--- WHAT THE EXERCISE ASKS ---
Without the pictures, extract every line from the start of the material to the line containing "from matplotlib.patches import", both ends included.

--- MATERIAL PROVIDED ---
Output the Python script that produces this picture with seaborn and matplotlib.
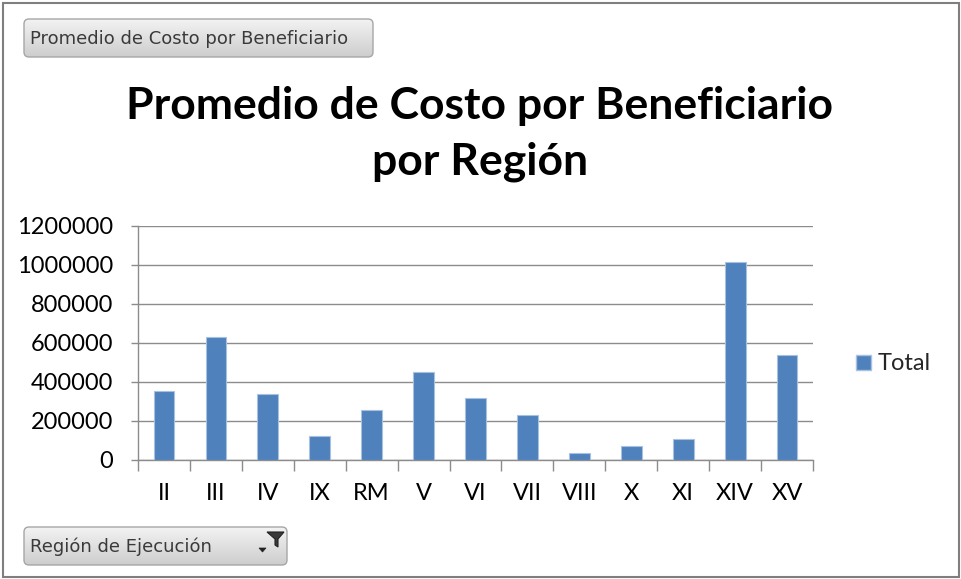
import matplotlib
matplotlib.use("Agg")
import matplotlib.pyplot as plt
import seaborn as sns
import numpy as np
import pandas as pd
from matplotlib.patches import FancyBboxPatch, Rectangle, Polygon, Patch

# values
regiones = ["II", "III", "IV", "IX", "RM", "V", "VI", "VII", "VIII", "X", "XI", "XIV", "XV"]
costo_promedio = [350000, 627000, 337000, 120000, 252000, 450000, 317000, 231000,
                  34000, 67000, 106000, 1016000, 535000]
y_ticks = [0, 200000, 400000, 600000, 800000, 1000000, 1200000]

df = pd.DataFrame({"region": regiones, "total": costo_promedio})

W, H = 961, 579
sns.set_style("white")
plt.rcParams["font.family"] = ["Lato", "DejaVu Sans"]

fig = plt.figure(figsize=(W / 100, H / 100), dpi=100)
fig.patch.set_facecolor("white")

# plot area in pixel terms
x0, x1, ytop, ybot = 138, 813, 226, 459.5
ax = fig.add_axes([x0 / W, 1 - ybot / H, (x1 - x0) / W, (ybot - ytop) / H])

sns.barplot(data=df, x="region", y="total", color="#4F81BD", width=0.4,
            edgecolor="#a9c1e0", linewidth=0.8, saturation=1, ax=ax, zorder=3)

ax.set_xlim(-0.5, len(regiones) - 0.5)
ax.set_ylim(0, 1200000)
ax.set_yticks(y_ticks)
ax.set_yticklabels([str(v) for v in y_ticks])
ax.set_xlabel("")
ax.set_ylabel("")

ax.grid(axis="y", color="#8c8c8c", linewidth=1.0, zorder=0)
ax.grid(axis="x", visible=False)
for s in ["top", "right"]:
    ax.spines[s].set_visible(False)
for s in ["left", "bottom"]:
    ax.spines[s].set_color("#8c8c8c")
    ax.spines[s].set_linewidth(1.0)

ax.tick_params(axis="y", which="major", left=True, length=5, width=1, color="#8c8c8c",
               labelsize=17, labelcolor="black", pad=13)
ax.tick_params(axis="x", which="major", length=0, labelsize=17, labelcolor="black", pad=17)
ax.set_xticks([i - 0.5 for i in range(len(regiones) + 1)], minor=True)
ax.tick_params(axis="x", which="minor", bottom=True, length=8, width=1, color="#8c8c8c")

# legend
ax.legend(handles=[Patch(facecolor="#4F81BD", edgecolor="#a9c1e0", label="Total")],
          loc="center left", bbox_to_anchor=(847 / W, 1 - 364 / H),
          bbox_transform=fig.transFigure, frameon=False, fontsize=17,
          handlelength=0.6, handleheight=0.6, handletextpad=0.3, borderaxespad=0)

# title
fig.text(480 / W, 1 - 134 / H, "Promedio de Costo por Beneficiario\npor Región",
         ha="center", va="center", fontsize=32, fontweight="bold",
         linespacing=1.45, color="black")


def pixel_button(x, y, w, h):
    # pixel coordinates from top-left of the image, gray gradient face
    box = FancyBboxPatch((x, H - y - h), w, h, boxstyle="round,pad=0,rounding_size=5",
                         transform=None, facecolor="none", edgecolor="#a6a6a6",
                         linewidth=1.0, zorder=6)
    fig.patches.append(box)
    shade = np.linspace(0.95, 0.80, h + 1)[:, None] * np.ones((1, w + 1))
    rgb = np.dstack([shade, shade, shade])
    img = fig.figimage(rgb, xo=x, yo=H - y - h - 1, origin="upper", zorder=5)
    img.set_clip_path(box)


pixel_button(24, 19, 349, 38)
pixel_button(24, 527, 263, 38)
fig.text(30 / W, 1 - 39 / H, "Promedio de Costo por Beneficiario", ha="left", va="center",
         fontsize=13, color="#3a3a3a", family=["DejaVu Sans"], zorder=8)
fig.text(30 / W, 1 - 547 / H, "Región de Ejecución", ha="left", va="center",
         fontsize=13, color="#3a3a3a", family=["DejaVu Sans"], zorder=8)

# filter icon on the bottom button
funnel = [(267, 532), (284, 532), (278, 539), (278, 547), (275, 545), (275, 539)]
fig.patches.append(Polygon([(px, H - py) for px, py in funnel], closed=True, transform=None,
                           facecolor="#3a3a3a", edgecolor="#222222", linewidth=0.8, zorder=7))
arrow = [(259, 548), (266, 548), (262.5, 552)]
fig.patches.append(Polygon([(px, H - py) for px, py in arrow], closed=True, transform=None,
                           facecolor="#222222", edgecolor="#222222", linewidth=0.5, zorder=7))

# outer frame
fig.patches.append(Rectangle((2.5, 2.5), W - 5, H - 5, transform=None, fill=False,
                             edgecolor="#7f7f7f", linewidth=1.5, zorder=9))

fig.savefig("out.png", dpi=100)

--- PROBLEM SOLUTION ---
Output the Python script that produces this picture with seaborn and matplotlib.
import matplotlib
matplotlib.use("Agg")
import matplotlib.pyplot as plt
import seaborn as sns
import numpy as np
import pandas as pd
from matplotlib.patches import FancyBboxPatch, Rectangle, Polygon, Patch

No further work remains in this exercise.